SR: In your newest collection, Choctalking on Other Realities, you frame your stories with theoretical essays that you have termed “tribalography.” Please describe your goal with these essays and how you came to identify them as tribalography.

LH: In the memoir, Choctalking on Other Realities, I’m trying to show how one thing leads to another and is connected in the memories we embody the rest of our lives. I’m also trying to show what tribalography is for American Indians, how we embody our particular tribal histories as well. I was born in Edmond, Oklahoma in a home for unwed Indian mothers. After five days my adopted Cherokee Mother came for me and we traveled together to my Cherokee grandmother’s house, yet I am wholly Choctaw. If it seems like a contradiction, it is. But that is the basis for all stories.
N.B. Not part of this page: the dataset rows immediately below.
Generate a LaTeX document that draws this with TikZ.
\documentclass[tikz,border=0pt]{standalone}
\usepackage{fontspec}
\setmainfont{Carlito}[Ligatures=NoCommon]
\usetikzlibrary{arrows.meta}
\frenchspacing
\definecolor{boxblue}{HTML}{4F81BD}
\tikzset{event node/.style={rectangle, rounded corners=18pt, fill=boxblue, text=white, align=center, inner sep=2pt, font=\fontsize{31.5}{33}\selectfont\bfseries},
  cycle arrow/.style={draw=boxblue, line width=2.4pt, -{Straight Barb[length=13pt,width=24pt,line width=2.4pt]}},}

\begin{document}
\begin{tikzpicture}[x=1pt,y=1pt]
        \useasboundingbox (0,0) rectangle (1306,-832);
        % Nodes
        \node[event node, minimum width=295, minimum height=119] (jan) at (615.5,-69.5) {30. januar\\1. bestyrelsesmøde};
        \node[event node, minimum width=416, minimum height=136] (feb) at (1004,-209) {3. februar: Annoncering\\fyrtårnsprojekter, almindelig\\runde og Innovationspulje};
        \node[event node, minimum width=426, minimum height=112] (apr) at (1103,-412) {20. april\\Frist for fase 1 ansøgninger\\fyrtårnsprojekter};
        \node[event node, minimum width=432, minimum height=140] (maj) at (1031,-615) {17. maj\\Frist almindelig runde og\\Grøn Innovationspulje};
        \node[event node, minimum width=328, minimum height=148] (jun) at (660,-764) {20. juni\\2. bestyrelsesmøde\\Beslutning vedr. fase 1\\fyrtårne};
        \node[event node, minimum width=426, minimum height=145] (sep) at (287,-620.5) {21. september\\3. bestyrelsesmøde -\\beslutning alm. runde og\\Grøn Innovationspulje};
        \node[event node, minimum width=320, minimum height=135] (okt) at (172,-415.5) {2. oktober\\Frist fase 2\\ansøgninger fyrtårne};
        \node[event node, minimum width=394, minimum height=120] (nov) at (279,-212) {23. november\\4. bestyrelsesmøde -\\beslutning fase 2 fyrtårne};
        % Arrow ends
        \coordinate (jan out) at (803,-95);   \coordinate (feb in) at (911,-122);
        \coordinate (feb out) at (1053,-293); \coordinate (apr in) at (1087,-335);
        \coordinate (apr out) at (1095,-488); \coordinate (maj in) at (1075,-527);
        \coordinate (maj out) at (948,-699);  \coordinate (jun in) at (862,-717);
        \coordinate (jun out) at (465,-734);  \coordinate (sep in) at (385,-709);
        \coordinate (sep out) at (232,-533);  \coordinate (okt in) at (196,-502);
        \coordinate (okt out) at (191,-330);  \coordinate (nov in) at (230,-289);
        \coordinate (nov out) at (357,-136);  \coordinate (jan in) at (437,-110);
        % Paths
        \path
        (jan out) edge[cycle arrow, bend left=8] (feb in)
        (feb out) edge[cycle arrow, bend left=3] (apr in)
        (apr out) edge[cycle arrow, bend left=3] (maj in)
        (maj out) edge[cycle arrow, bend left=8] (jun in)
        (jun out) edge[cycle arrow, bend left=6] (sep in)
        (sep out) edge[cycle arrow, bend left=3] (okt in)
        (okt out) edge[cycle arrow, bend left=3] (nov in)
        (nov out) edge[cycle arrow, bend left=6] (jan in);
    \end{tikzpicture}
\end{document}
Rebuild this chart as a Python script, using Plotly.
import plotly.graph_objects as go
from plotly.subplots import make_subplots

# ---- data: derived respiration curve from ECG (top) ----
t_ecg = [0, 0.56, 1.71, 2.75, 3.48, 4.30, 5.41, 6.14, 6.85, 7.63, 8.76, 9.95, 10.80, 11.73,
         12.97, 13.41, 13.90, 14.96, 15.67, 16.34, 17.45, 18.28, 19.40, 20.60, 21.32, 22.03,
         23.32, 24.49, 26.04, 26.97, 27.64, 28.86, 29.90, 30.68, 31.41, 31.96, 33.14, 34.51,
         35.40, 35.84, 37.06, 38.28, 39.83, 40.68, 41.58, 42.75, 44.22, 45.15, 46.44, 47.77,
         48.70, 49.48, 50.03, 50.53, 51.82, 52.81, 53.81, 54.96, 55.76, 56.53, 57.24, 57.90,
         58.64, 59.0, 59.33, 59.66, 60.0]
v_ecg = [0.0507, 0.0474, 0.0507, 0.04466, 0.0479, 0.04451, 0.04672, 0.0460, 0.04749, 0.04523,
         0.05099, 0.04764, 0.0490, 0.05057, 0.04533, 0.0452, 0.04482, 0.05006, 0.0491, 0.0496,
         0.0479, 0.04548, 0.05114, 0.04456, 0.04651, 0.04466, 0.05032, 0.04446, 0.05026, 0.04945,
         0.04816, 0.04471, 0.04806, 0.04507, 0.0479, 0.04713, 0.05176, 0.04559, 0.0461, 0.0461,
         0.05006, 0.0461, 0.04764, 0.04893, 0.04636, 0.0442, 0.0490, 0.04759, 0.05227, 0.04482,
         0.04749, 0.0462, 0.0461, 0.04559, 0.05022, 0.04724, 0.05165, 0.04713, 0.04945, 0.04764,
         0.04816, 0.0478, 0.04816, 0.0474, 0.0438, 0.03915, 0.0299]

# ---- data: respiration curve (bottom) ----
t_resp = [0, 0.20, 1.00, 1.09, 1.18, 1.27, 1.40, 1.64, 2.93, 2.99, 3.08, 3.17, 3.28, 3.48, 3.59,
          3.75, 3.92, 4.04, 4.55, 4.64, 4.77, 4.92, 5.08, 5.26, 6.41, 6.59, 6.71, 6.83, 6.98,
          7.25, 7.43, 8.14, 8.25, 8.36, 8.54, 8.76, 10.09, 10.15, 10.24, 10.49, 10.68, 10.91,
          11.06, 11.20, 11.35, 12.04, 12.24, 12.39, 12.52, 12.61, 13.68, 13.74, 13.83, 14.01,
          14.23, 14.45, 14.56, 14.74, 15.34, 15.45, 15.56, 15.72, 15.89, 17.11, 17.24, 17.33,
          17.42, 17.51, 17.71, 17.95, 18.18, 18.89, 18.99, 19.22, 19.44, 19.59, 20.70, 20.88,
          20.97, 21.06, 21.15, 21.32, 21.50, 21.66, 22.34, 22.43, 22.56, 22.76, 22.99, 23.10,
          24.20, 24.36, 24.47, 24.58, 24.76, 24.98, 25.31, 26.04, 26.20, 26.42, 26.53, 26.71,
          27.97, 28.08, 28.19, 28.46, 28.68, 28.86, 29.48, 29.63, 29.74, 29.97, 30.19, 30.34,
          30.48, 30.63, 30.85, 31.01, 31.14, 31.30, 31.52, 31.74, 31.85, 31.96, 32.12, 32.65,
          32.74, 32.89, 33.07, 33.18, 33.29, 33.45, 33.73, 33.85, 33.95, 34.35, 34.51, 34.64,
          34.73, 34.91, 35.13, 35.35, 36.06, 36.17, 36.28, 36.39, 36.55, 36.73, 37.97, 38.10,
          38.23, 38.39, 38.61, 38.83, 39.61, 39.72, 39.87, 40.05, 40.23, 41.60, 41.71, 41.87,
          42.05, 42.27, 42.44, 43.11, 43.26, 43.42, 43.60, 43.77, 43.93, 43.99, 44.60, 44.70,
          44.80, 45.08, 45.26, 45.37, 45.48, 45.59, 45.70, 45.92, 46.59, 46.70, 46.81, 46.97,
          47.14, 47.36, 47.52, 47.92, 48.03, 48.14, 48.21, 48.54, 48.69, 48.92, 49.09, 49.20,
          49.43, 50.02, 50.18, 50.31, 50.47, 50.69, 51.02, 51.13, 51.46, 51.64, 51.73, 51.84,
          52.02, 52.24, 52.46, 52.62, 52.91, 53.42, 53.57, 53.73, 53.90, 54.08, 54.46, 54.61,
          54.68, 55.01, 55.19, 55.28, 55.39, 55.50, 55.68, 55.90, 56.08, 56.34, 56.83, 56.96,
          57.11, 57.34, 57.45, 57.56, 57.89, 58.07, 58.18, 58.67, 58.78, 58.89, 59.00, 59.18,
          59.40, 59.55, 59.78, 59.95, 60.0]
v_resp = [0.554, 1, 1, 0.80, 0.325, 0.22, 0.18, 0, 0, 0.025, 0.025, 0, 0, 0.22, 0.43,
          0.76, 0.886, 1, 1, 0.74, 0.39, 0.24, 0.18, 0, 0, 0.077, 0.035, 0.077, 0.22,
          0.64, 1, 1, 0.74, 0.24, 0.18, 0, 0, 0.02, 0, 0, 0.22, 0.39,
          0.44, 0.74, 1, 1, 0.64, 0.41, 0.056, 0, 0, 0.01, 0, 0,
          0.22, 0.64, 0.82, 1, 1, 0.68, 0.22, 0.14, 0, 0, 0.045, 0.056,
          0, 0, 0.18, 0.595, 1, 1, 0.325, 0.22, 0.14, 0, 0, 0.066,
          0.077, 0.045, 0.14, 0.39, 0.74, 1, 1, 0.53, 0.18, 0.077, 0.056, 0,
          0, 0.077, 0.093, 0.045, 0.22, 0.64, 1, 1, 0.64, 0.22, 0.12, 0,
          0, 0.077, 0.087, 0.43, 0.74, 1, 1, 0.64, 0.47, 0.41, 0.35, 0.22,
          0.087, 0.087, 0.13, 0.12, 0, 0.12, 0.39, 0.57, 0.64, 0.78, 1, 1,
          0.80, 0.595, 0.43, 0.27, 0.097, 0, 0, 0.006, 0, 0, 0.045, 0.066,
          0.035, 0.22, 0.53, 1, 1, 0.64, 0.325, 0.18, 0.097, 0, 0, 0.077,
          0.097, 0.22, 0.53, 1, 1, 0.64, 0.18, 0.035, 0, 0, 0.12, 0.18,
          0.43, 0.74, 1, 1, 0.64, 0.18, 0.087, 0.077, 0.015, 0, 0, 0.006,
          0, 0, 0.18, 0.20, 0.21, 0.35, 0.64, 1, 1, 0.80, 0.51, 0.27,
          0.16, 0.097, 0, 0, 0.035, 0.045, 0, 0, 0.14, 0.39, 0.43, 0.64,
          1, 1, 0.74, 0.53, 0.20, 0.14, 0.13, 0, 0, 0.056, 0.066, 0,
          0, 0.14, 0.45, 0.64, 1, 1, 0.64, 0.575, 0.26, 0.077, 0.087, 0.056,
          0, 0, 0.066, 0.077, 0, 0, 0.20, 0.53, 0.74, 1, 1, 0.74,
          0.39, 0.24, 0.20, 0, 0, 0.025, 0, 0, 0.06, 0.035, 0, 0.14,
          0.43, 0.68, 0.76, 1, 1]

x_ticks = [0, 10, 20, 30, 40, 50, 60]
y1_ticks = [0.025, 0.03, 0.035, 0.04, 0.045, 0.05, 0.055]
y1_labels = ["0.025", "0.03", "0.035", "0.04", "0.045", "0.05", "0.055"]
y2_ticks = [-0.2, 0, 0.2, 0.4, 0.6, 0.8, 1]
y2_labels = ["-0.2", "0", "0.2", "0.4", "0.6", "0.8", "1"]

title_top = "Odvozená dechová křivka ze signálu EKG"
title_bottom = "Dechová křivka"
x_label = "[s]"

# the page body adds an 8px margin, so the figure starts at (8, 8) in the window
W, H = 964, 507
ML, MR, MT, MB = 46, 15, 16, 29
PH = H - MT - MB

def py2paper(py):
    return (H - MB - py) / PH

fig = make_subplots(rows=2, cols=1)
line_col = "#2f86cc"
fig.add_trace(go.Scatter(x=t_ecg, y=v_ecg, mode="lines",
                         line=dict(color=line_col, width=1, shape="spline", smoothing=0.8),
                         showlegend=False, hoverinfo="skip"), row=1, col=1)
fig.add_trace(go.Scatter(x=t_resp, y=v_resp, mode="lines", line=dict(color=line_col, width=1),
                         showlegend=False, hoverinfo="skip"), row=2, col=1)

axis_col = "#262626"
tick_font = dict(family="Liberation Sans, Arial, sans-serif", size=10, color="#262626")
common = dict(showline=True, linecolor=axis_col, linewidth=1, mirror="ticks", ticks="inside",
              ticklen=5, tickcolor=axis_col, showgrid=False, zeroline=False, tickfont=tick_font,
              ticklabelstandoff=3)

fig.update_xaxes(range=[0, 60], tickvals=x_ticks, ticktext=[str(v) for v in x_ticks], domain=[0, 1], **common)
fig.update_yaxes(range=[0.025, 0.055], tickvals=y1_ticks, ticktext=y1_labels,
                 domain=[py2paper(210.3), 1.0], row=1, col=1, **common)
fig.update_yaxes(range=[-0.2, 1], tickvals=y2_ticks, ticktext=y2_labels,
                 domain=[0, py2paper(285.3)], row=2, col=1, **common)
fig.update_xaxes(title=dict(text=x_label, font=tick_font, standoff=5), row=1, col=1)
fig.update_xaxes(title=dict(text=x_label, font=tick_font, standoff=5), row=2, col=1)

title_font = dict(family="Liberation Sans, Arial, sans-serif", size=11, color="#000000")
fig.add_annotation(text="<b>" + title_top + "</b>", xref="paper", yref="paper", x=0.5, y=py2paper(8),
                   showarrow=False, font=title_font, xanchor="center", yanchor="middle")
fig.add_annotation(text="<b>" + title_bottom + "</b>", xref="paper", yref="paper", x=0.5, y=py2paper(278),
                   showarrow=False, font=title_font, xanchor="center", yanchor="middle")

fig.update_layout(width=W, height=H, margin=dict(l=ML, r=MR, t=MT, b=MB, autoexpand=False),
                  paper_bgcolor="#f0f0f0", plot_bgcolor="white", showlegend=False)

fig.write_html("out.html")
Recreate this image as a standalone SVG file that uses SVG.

SR: You’ve also described Choctalking on Other Realities as “three parts memoir, one part tragedy, one part absurdist fiction, and one part ‘marvelous realism.’” Would you explain how you came to identify the work in that way? How do these genres intersect?

LH: I am not sure that there are such things as genres when writers sit down to write. Oh, perhaps I better speak for myself,—I like how one frame or structure leads to another. So in Choctalking I’ve woven a text from all these strands called “genres.” There is poetry, prose, a screenplay, memoir, and “marvelous realism,” or stories of the marvelous that most American Indians grow up with.

SR: What does your writing space look like?

LH: Messy. Very messy. I have a room with a view, lots of bright colors, purple walls, Native blankets, pillows, and papers and books scattered everywhere. I have two cats that have their beds on either side of a long writing desk in my office. I type, they sleep. When I read aloud and I think it’s pretty good, they purr. Or stretch a paw in my direction. When it's bad, they ignore me. It’s a good life.